The exercise: Everything from the first line of the data through the line with "1.76e-22, 2.17e-22, 2.92e-22]" is to be echoed exactly, minus the pictures.

Material:
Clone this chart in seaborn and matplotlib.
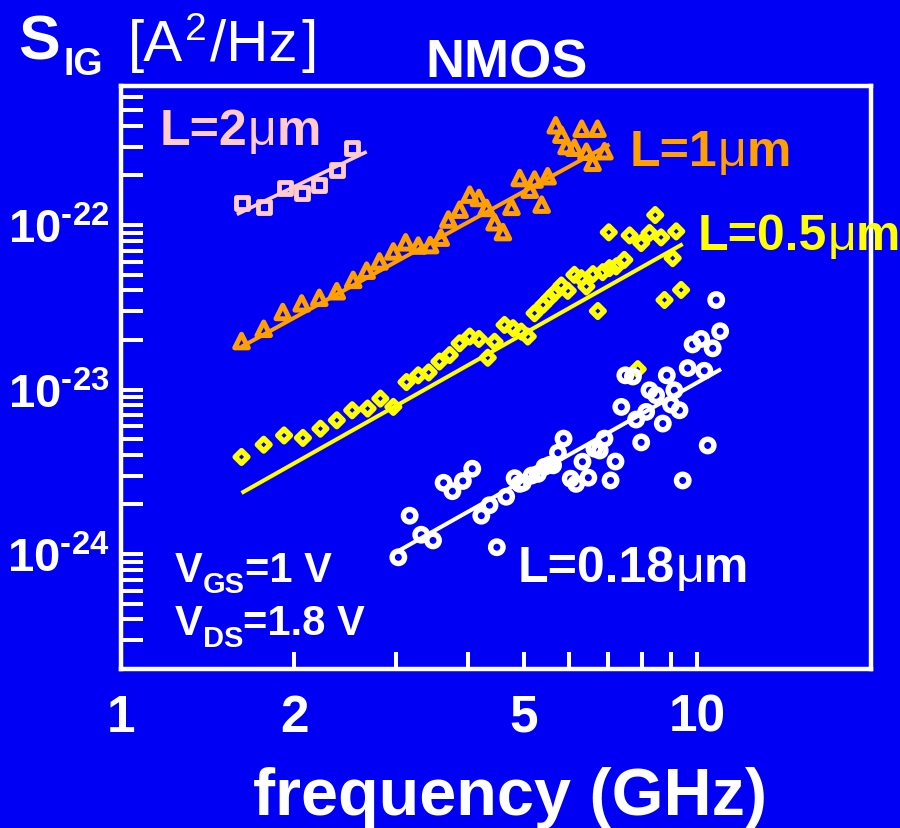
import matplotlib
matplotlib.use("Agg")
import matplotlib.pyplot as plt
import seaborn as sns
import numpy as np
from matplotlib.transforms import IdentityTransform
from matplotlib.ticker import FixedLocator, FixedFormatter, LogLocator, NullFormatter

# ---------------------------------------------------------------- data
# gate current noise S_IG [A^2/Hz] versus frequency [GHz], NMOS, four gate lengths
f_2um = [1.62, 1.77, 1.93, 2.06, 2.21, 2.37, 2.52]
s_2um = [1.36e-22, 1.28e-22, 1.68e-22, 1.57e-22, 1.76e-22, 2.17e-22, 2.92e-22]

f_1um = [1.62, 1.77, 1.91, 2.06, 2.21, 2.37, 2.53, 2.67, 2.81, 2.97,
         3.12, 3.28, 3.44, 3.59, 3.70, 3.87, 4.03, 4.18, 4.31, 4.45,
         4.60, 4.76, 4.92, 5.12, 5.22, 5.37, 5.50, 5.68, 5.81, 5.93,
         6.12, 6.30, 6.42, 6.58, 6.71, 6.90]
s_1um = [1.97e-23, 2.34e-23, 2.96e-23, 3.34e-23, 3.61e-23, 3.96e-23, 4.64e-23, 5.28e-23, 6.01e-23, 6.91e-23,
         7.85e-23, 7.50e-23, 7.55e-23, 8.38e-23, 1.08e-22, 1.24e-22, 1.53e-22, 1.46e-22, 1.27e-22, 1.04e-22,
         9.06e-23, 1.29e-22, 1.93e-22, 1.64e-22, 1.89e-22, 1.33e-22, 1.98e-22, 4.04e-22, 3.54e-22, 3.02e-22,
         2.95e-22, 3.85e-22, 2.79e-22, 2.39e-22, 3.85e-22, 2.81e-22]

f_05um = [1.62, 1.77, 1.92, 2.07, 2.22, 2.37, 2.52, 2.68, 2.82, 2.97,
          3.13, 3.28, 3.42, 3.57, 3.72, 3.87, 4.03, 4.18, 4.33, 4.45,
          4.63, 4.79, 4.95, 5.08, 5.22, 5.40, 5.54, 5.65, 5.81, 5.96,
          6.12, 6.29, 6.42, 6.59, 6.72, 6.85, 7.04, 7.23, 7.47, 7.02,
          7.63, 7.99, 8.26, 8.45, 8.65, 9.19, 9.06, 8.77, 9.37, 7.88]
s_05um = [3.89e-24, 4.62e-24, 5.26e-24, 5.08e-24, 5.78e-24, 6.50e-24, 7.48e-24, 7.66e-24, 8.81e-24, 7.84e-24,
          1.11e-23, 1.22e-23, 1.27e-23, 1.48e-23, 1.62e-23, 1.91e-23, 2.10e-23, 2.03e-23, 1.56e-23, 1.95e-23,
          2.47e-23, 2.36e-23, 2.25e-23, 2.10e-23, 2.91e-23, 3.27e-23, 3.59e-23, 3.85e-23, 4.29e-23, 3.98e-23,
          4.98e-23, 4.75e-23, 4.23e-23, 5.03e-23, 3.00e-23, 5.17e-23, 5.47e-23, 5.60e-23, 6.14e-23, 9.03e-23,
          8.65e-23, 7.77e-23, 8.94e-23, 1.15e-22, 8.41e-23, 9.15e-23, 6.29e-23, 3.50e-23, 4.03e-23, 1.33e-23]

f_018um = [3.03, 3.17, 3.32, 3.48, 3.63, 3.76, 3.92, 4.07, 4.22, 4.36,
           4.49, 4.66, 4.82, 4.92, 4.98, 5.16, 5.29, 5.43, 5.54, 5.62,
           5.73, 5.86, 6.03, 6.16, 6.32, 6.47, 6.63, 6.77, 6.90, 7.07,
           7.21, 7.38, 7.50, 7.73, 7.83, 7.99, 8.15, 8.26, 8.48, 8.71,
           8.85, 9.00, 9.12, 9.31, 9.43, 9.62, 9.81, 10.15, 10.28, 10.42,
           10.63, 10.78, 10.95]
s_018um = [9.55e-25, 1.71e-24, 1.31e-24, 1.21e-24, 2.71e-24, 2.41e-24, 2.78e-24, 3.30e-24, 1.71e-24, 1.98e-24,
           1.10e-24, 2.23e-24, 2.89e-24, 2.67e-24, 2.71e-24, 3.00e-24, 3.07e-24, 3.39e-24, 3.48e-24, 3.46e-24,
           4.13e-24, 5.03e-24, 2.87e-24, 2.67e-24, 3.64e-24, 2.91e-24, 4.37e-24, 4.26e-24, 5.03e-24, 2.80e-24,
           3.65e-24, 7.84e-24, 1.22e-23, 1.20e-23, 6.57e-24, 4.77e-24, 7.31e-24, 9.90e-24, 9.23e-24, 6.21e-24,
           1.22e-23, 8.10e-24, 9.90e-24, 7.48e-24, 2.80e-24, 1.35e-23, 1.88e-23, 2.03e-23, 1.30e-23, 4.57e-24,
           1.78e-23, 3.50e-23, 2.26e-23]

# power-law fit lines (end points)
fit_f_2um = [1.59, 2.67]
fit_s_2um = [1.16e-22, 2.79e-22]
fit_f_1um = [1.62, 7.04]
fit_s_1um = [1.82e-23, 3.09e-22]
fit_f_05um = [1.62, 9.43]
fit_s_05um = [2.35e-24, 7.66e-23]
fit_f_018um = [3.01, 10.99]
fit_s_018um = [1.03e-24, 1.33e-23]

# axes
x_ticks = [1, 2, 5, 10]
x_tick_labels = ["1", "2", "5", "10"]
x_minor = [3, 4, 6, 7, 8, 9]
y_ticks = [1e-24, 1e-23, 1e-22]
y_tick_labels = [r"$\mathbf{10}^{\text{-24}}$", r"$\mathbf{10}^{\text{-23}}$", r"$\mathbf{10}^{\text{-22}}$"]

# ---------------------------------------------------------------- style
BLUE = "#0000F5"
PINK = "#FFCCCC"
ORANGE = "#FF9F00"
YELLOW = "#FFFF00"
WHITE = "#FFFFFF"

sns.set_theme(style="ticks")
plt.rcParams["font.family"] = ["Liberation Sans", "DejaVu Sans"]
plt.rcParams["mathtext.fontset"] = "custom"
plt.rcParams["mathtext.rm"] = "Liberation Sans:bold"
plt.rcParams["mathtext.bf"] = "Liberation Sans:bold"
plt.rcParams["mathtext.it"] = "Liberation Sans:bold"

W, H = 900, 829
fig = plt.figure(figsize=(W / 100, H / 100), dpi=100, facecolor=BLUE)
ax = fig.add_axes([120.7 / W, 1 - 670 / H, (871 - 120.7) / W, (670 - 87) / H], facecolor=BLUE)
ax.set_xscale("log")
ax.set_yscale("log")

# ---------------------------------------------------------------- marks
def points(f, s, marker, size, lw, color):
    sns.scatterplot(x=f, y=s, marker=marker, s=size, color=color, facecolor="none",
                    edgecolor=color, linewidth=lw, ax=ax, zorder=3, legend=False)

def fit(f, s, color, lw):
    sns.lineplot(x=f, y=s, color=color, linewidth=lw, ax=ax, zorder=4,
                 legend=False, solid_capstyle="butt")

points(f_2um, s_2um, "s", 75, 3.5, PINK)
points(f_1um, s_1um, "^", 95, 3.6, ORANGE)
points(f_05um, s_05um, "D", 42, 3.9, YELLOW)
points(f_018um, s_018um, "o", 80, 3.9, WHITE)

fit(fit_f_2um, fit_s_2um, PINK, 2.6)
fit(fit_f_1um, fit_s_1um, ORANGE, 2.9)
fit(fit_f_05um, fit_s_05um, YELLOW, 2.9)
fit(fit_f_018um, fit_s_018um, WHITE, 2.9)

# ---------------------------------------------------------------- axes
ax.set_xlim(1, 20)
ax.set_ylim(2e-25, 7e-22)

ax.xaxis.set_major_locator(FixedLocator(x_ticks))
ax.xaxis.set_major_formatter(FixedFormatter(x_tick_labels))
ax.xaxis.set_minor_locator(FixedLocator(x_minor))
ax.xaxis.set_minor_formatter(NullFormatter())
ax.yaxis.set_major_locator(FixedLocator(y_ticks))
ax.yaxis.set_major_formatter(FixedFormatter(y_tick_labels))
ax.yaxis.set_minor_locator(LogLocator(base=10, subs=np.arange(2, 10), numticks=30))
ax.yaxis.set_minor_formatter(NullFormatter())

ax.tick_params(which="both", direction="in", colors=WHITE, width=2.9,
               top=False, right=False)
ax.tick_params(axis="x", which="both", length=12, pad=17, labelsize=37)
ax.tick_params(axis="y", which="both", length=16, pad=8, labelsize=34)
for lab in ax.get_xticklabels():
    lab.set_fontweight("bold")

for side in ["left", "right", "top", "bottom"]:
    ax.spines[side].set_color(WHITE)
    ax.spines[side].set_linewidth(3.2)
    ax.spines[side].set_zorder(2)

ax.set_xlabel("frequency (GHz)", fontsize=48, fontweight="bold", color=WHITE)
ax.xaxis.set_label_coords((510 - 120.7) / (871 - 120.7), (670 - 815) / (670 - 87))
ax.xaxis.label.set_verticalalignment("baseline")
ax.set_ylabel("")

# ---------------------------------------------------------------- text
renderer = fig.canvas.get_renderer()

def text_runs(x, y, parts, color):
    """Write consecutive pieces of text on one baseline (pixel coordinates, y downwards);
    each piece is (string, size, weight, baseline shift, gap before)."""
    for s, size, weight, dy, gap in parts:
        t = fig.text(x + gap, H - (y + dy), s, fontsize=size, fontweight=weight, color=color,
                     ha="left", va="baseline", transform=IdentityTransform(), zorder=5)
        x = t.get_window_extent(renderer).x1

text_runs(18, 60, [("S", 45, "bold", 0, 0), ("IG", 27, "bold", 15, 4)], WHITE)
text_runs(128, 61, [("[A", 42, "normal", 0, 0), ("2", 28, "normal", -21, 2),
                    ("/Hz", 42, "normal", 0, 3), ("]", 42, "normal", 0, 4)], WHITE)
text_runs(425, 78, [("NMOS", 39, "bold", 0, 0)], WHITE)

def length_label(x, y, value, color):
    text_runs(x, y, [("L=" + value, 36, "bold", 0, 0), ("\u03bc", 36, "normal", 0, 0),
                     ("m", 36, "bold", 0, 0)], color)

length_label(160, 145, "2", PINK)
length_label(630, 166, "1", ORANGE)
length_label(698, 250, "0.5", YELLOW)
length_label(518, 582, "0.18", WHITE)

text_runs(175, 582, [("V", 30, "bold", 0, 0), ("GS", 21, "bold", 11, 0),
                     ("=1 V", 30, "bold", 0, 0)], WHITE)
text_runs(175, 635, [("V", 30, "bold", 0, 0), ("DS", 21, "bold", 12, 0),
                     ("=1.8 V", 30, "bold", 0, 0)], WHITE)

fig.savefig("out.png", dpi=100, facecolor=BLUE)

Solution to this problem:
Clone this chart in seaborn and matplotlib.
import matplotlib
matplotlib.use("Agg")
import matplotlib.pyplot as plt
import seaborn as sns
import numpy as np
from matplotlib.transforms import IdentityTransform
from matplotlib.ticker import FixedLocator, FixedFormatter, LogLocator, NullFormatter

# ---------------------------------------------------------------- data
# gate current noise S_IG [A^2/Hz] versus frequency [GHz], NMOS, four gate lengths
f_2um = [1.62, 1.77, 1.93, 2.06, 2.21, 2.37, 2.52]
s_2um = [1.36e-22, 1.28e-22, 1.68e-22, 1.57e-22, 1.76e-22, 2.17e-22, 2.92e-22]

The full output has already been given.